Who is involved?
The Air Quality Data Commons (AQDC) was created by the Air Sensor Workgroup (ASW), a collaboration of experts from academia, government agencies, sensor manufacturers and others from the private sector. The ASW supports the development and use of a wide variety of air quality sensors to measure air quality, so communities can utilize the data to advocate for cleaner air. Air quality data should be open and FAIR (Findable, Accessible, Interoperable, and Reusable, and the ASW plays an integral role in ensuring access, by providing infrastructural support, including the development of the AQDC and the adoption of data standards and standardized terms.
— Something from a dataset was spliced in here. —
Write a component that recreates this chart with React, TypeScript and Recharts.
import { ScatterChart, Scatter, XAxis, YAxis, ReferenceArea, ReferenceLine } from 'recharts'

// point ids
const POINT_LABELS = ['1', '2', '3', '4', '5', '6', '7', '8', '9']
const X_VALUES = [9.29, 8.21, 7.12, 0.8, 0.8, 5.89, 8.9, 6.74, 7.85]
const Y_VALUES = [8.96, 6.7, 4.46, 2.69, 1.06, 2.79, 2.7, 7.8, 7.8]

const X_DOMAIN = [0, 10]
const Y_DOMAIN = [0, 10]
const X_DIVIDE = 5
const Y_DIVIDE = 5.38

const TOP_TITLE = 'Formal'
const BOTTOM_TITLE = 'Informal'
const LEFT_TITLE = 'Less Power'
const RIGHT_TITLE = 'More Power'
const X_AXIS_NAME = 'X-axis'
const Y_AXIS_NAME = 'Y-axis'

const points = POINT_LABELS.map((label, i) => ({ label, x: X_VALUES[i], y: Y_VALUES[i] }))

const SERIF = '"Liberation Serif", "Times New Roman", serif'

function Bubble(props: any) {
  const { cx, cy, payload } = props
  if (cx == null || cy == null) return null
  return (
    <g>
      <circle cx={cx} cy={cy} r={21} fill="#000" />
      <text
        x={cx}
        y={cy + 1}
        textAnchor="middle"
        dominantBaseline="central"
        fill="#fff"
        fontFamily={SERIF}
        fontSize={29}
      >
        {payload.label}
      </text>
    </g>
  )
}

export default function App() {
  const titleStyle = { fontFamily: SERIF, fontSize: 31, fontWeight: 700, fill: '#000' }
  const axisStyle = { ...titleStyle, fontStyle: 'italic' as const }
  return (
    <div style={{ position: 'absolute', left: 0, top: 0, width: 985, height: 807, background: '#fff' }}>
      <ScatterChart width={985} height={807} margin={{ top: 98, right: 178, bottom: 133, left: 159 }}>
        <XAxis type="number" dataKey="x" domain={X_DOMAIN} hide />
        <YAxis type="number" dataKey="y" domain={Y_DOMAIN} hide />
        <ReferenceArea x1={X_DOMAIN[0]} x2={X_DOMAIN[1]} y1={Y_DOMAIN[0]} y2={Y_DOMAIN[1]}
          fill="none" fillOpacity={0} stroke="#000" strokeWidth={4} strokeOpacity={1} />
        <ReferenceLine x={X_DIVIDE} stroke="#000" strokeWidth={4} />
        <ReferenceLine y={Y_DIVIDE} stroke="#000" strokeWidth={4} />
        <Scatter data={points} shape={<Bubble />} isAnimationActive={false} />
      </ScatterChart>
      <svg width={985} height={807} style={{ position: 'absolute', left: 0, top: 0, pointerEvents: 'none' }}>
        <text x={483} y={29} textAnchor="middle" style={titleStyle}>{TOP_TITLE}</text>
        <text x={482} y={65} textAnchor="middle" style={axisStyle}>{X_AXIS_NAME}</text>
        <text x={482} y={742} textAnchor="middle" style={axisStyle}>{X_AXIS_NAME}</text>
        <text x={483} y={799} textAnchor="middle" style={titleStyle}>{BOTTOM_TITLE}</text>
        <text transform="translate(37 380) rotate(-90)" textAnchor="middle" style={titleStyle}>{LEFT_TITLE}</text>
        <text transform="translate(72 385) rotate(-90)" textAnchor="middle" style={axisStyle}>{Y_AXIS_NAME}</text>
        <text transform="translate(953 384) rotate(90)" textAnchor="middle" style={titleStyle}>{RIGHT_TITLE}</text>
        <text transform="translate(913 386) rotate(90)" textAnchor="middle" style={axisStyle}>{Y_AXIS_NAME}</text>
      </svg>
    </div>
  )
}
ASW was first convened by Environmental Defense Fund (EDF).
Both ASW members and AQDC's users use the platform to share, store, use, and discuss air quality data and sensors.
Why does it exist?
Recent advancements in sensor technology have led to a proliferation of low- to medium-cost air quality sensors that a wide variety of stakeholders are deploying . As a result, air quality measurement is no longer the exclusive domain of researchers using well-maintained, regulatory-grade equipment. This shift has produced a massive amount of new data, but it has also introduced challenges, as the data are neither standardized nor of even quality, making analysis and interpretation difficult. In addition, tools for easily sharing, storing, validating, analyzing or interpreting data were previously unavailable.
The AQDC seeks to accelerate solutions to air pollution by standardizing and sharing air quality data and connecting air quality researchers and data providers and users to sensor manufacturers.
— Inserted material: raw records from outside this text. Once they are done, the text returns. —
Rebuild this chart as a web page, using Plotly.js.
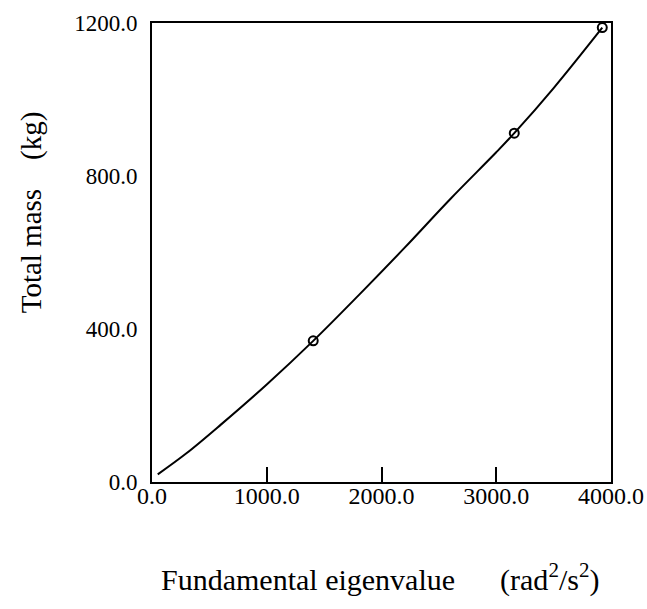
<!DOCTYPE html>
<html>
<head>
<meta charset="utf-8">
<script src="https://cdn.plot.ly/plotly-3.0.1.min.js"></script>
<style>html,body{margin:0;padding:0;background:#fff;}</style>
</head>
<body>
<div id="chart" style="width:647px;height:609px;"></div>
<script>
// Curve (eigenvalue rad^2/s^2, total mass kg)
const curveX = [50, 300, 600, 1000, 1405, 1800, 2200, 2600, 3000, 3157, 3500, 3924];
const curveY = [20, 75, 150, 255, 369, 488, 612, 740, 862, 912, 1030, 1188];
// Marked design points
const pointX = [1405, 3157, 3924];
const pointY = [369, 912, 1188];
const xTicks = [0, 1000, 2000, 3000, 4000];
const xTickText = ["0.0", "1000.0", "2000.0", "3000.0", "4000.0"];
const yTicks = [0, 400, 800, 1200];
const yTickText = ["0.0", "400.0", "800.0", "1200.0"];
const xTitle = "Fundamental eigenvalue&nbsp;&nbsp;&nbsp;&nbsp;&nbsp;&nbsp;(rad<sup>2</sup>/s<sup>2</sup>)";
const yTitle = "Total mass&nbsp;&nbsp;&nbsp;&nbsp;(kg)";

const font = "Liberation Serif, Times New Roman, serif";

Plotly.newPlot("chart", [
  {x: curveX, y: curveY, mode: "lines", line: {color: "#000", width: 2, shape: "spline"}, hoverinfo: "skip"},
  {x: pointX, y: pointY, mode: "markers", marker: {symbol: "circle-open", size: 9, color: "#000", line: {width: 2, color: "#000"}}}
], {
  width: 647, height: 609,
  margin: {l: 152, r: 36, t: 23, b: 127},
  paper_bgcolor: "#fff", plot_bgcolor: "#fff",
  showlegend: false,
  font: {family: font, color: "#000", size: 20},
  xaxis: {
    range: [0, 4000], tickvals: xTicks, ticktext: xTickText,
    ticks: "inside", ticklen: 15, tickwidth: 2, tickcolor: "#000",
    showline: true, linewidth: 2, linecolor: "#000", mirror: true,
    showgrid: false, zeroline: false,
    tickfont: {family: font, size: 24},
    ticklabelstandoff: -9
  },
  yaxis: {
    range: [0, 1200], tickvals: yTicks, ticktext: yTickText,
    ticks: "", showline: true, linewidth: 2, linecolor: "#000", mirror: true,
    showgrid: false, zeroline: false,
    tickfont: {family: font, size: 23},
    ticklabelstandoff: 8
  },
  annotations: [
    {text: xTitle, xref: "paper", yref: "paper", x: 0.496, y: -0.209, xanchor: "center", yanchor: "middle",
     showarrow: false, font: {family: font, size: 30}},
    {text: yTitle, xref: "paper", yref: "paper", x: -0.262, y: 0.587, xanchor: "center", yanchor: "middle",
     textangle: -90, showarrow: false, font: {family: font, size: 29}}
  ]
}, {displayModeBar: false, staticPlot: true});
</script>
</body>
</html>
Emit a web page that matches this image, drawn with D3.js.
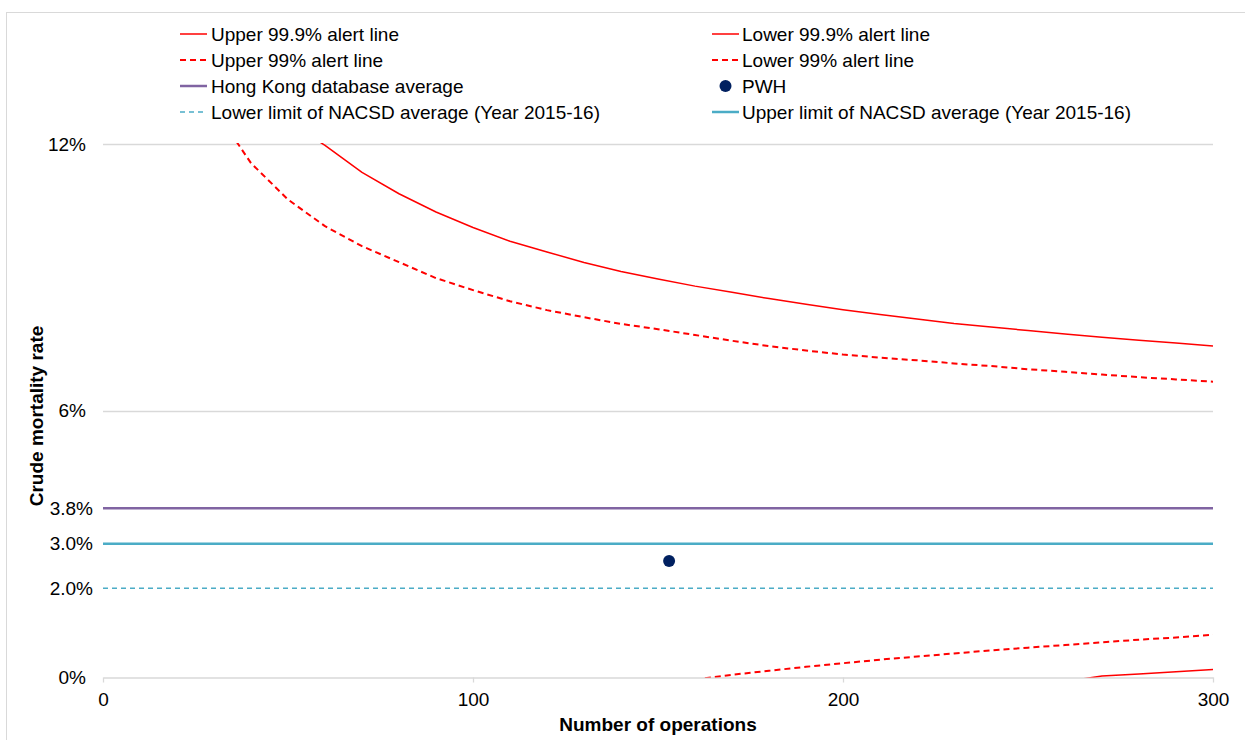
<!DOCTYPE html>
<html>
<head>
<meta charset="utf-8">
<script src="https://cdn.jsdelivr.net/npm/d3@7"></script>
<style>
  html, body { margin: 0; padding: 0; background: #fff; }
  svg { display: block; font-family: "Liberation Sans", Arial, sans-serif; }
</style>
</head>
<body>
<svg id="chart" width="1245" height="740"></svg>
<script>
// ---------------- data ----------------
const upper999Ops = [50,60,70,80,90,100,110,120,130,140,150,160,170,180,190,200,210,220,230,240,250,260,270,280,290,300];
const upper999 = [12.5,11.97,11.36,10.88,10.47,10.12,9.81,9.57,9.33,9.13,8.96,8.80,8.66,8.52,8.39,8.27,8.16,8.06,7.96,7.88,7.80,7.72,7.65,7.58,7.52,7.45];

const upper99Ops = [30,40,50,60,70,80,90,100,110,120,130,140,150,160,170,180,190,200,210,220,230,240,250,260,270,280,290,300];
const upper99 = [12.8,11.57,10.75,10.15,9.70,9.34,8.98,8.71,8.46,8.26,8.10,7.95,7.83,7.70,7.57,7.45,7.35,7.26,7.19,7.13,7.06,7.00,6.93,6.87,6.81,6.75,6.70,6.65];

const lower99Ops = [160,170,180,190,200,210,220,230,240,250,260,270,280,290,300];
const lower99 = [-0.06,0.05,0.14,0.23,0.31,0.39,0.46,0.53,0.60,0.66,0.72,0.78,0.84,0.89,0.95];

const lower999Ops = [260,270,280,290,300];
const lower999 = [-0.10,0.02,0.07,0.12,0.17];

const hkAverage = 3.8;          // Hong Kong database average
const nacsdUpper = 3.0;         // Upper limit of NACSD average
const nacsdLower = 2.0;         // Lower limit of NACSD average
const pwhOps = 153;
const pwhRate = 2.61;

const xTicks = [0, 100, 200, 300];
const yTicksMain = [0, 6, 12];
const yTicksRef = [2.0, 3.0, 3.8];
const xDomain = [0, 300];
const yDomain = [0, 12];

const xTitle = "Number of operations";
const yTitle = "Crude mortality rate";

const legendLeft = [
  {label: "Upper 99.9% alert line", kind: "redSolid"},
  {label: "Upper 99% alert line", kind: "redDash"},
  {label: "Hong Kong database average", kind: "purple"},
  {label: "Lower limit of NACSD average (Year 2015-16)", kind: "tealDash"}
];
const legendRight = [
  {label: "Lower 99.9% alert line", kind: "redSolid"},
  {label: "Lower 99% alert line", kind: "redDash"},
  {label: "PWH", kind: "dot"},
  {label: "Upper limit of NACSD average (Year 2015-16)", kind: "teal"}
];

// ---------------- styles ----------------
const styles = {
  redSolid: {stroke: "#ff0000", width: 1.5, dash: null},
  redDash:  {stroke: "#ff0000", width: 2, dash: "6,4"},
  purple:   {stroke: "#8064a2", width: 2.5, dash: null},
  teal:     {stroke: "#4bacc6", width: 2.5, dash: null},
  tealDash: {stroke: "#4bacc6", width: 1.5, dash: "5,4"}
};
const dotColor = "#002060";
const gridColor = "#d9d9d9";
const fontSize = 19;

// ---------------- layout ----------------
const svg = d3.select("#chart");
const plot = {left: 103, right: 1213, top: 144, bottom: 677};

const x = d3.scaleLinear().domain(xDomain).range([plot.left, plot.right]);
const y = d3.scaleLinear().domain(yDomain).range([plot.bottom, plot.top]);

// outer frame
svg.append("rect")
  .attr("x", 6.5).attr("y", 12.5)
  .attr("width", 1300).attr("height", 800)
  .attr("fill", "none").attr("stroke", gridColor).attr("stroke-width", 1);

// clip
svg.append("defs").append("clipPath").attr("id", "plotClip")
  .append("rect")
  .attr("x", plot.left).attr("y", plot.top - 1)
  .attr("width", plot.right - plot.left).attr("height", plot.bottom - plot.top + 1.5);

// gridlines (only at main non-zero ticks)
svg.append("g").selectAll("line")
  .data(yTicksMain.filter(d => d !== 0))
  .join("line")
  .attr("x1", plot.left).attr("x2", plot.right)
  .attr("y1", d => Math.round(y(d)) + 0.5).attr("y2", d => Math.round(y(d)) + 0.5)
  .attr("stroke", gridColor).attr("stroke-width", 1.3);

// x axis
const xAxis = svg.append("g")
  .attr("transform", `translate(0,${plot.bottom + 0.5})`)
  .call(d3.axisBottom(x).tickValues(xTicks).tickSize(5).tickSizeOuter(0).tickPadding(10).tickFormat(d3.format("d")));
xAxis.select(".domain").attr("stroke", gridColor).attr("stroke-width", 1.3);
xAxis.selectAll(".tick line").attr("stroke", gridColor).attr("stroke-width", 1.3);
xAxis.selectAll(".tick text").attr("font-size", fontSize).attr("fill", "#000")
  .attr("font-family", "Liberation Sans, Arial, sans-serif");

// y axis labels (main)
const yAxisMain = svg.append("g")
  .attr("transform", `translate(${plot.left},0)`)
  .call(d3.axisLeft(y).tickValues(yTicksMain).tickSize(0).tickPadding(17).tickFormat(d => d + "%"));
yAxisMain.select(".domain").remove();
yAxisMain.selectAll(".tick text").attr("font-size", fontSize).attr("fill", "#000")
  .attr("font-family", "Liberation Sans, Arial, sans-serif");

// y axis labels (reference values)
const yAxisRef = svg.append("g")
  .attr("transform", `translate(${plot.left},0)`)
  .call(d3.axisLeft(y).tickValues(yTicksRef).tickSize(0).tickPadding(10).tickFormat(d => d3.format(".1f")(d) + "%"));
yAxisRef.select(".domain").remove();
yAxisRef.selectAll(".tick text").attr("font-size", fontSize).attr("fill", "#000")
  .attr("font-family", "Liberation Sans, Arial, sans-serif");

// axis titles
svg.append("text")
  .attr("x", (plot.left + plot.right) / 2).attr("y", 731)
  .attr("text-anchor", "middle")
  .attr("font-size", fontSize).attr("font-weight", "bold").attr("fill", "#000")
  .text(xTitle);
svg.append("text")
  .attr("transform", `translate(43,416) rotate(-90)`)
  .attr("text-anchor", "middle")
  .attr("font-size", fontSize).attr("font-weight", "bold").attr("fill", "#000")
  .text(yTitle);

// series
const plotG = svg.append("g").attr("clip-path", "url(#plotClip)");
const line = d3.line().x(d => x(d[0])).y(d => y(d[1])).curve(d3.curveLinear);

function drawHLine(val, st) {
  plotG.append("line")
    .attr("x1", x(xDomain[0])).attr("x2", x(xDomain[1]))
    .attr("y1", y(val)).attr("y2", y(val))
    .attr("stroke", st.stroke).attr("stroke-width", st.width)
    .attr("stroke-dasharray", st.dash);
}
function drawSeries(ops, vals, st) {
  plotG.append("path")
    .datum(d3.zip(ops, vals))
    .attr("d", line)
    .attr("fill", "none")
    .attr("stroke", st.stroke).attr("stroke-width", st.width)
    .attr("stroke-dasharray", st.dash)
    .attr("stroke-linejoin", "round");
}

drawHLine(nacsdLower, styles.tealDash);
drawHLine(nacsdUpper, styles.teal);
drawHLine(hkAverage, styles.purple);
drawSeries(upper999Ops, upper999, styles.redSolid);
drawSeries(upper99Ops, upper99, styles.redDash);
drawSeries(lower999Ops, lower999, styles.redSolid);
drawSeries(lower99Ops, lower99, styles.redDash);

svg.append("circle")
  .attr("cx", x(pwhOps)).attr("cy", y(pwhRate)).attr("r", 6)
  .attr("fill", dotColor);

// legend
function drawLegend(items, sx, tx) {
  const rowY = [34, 60, 86, 112];
  items.forEach((it, i) => {
    const g = svg.append("g");
    const yy = rowY[i];
    if (it.kind === "dot") {
      g.append("circle").attr("cx", (sx + sx + 27) / 2).attr("cy", yy).attr("r", 6).attr("fill", dotColor);
    } else {
      const st = styles[it.kind];
      g.append("line").attr("x1", sx).attr("x2", sx + 27).attr("y1", yy).attr("y2", yy)
        .attr("stroke", st.stroke).attr("stroke-width", st.width).attr("stroke-dasharray", st.dash);
    }
    g.append("text").attr("x", tx).attr("y", yy).attr("dy", "0.35em")
      .attr("font-size", fontSize).attr("fill", "#000").text(it.label);
  });
}
drawLegend(legendLeft, 180, 211);
drawLegend(legendRight, 712, 742);
</script>
</body>
</html>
The AQDC is an open-access, open-source data platform that allows people to share and use FAIR data from low- and medium-cost air quality sensors while maintaining necessary data privacy and security. In addition to centralized storage, the AQDC provides the infrastructure to analyze and visualize neighborhood-level air quality data.
Besides the AQDC, has the ASW done anything else?
Yes, the ASW has developed Date and Timestamp Guidelines and standardized terms for use by the broader air quality community. In the future, the ASW will also be looking into the data standards space.
What are the features of AQDC?
AQDC has a variety of features, including: cloud storage, cloud computing, standardized input data layer (SIDL), rules engine, reject data store, AQ data store, data visualization, web interface, and application programming interface (API).
Who is funding this project?
Funding for this project was generously provided by donors to EDF. EDF partnered with Google Earth Outreach which provided in-kind technology support.
What types of data are available on the AQDC?
The AQDC currently has data on black carbon (BC), particulate matter (PM2.5 and PM10), ultrafine particles (UFP), carbon monoxide (CO), carbon dioxide (CO2), NOx, methane (CH4), and ozone (O3), as well as associated GIS and meteorological data (temperature, relative humidity, atmospheric pressure, and wind speed and direction).
How did you choose these pollutants?
Particulate matter, NOx, SOx, and ozone are criteria pollutants, and black carbon is known to harm human health and the environment1. In addition, sensors to measure these pollutants are sufficiently developed, and have been available for long enough, that there are large amounts of existing data for inclusion on an open access platform.
What pollutants will be added next?
In the future, we plan to add organic carbon and volatile organic compounds (VOCs) data to the AQDC. We will also explore whether regulatory grade data can be integrated.
What other updates are coming soon?
We value users' feedback on how to improve the AQDC's features and functionality and will be regularly assessing suggested new features from the GitHub list. We also conduct a regular review of the platform.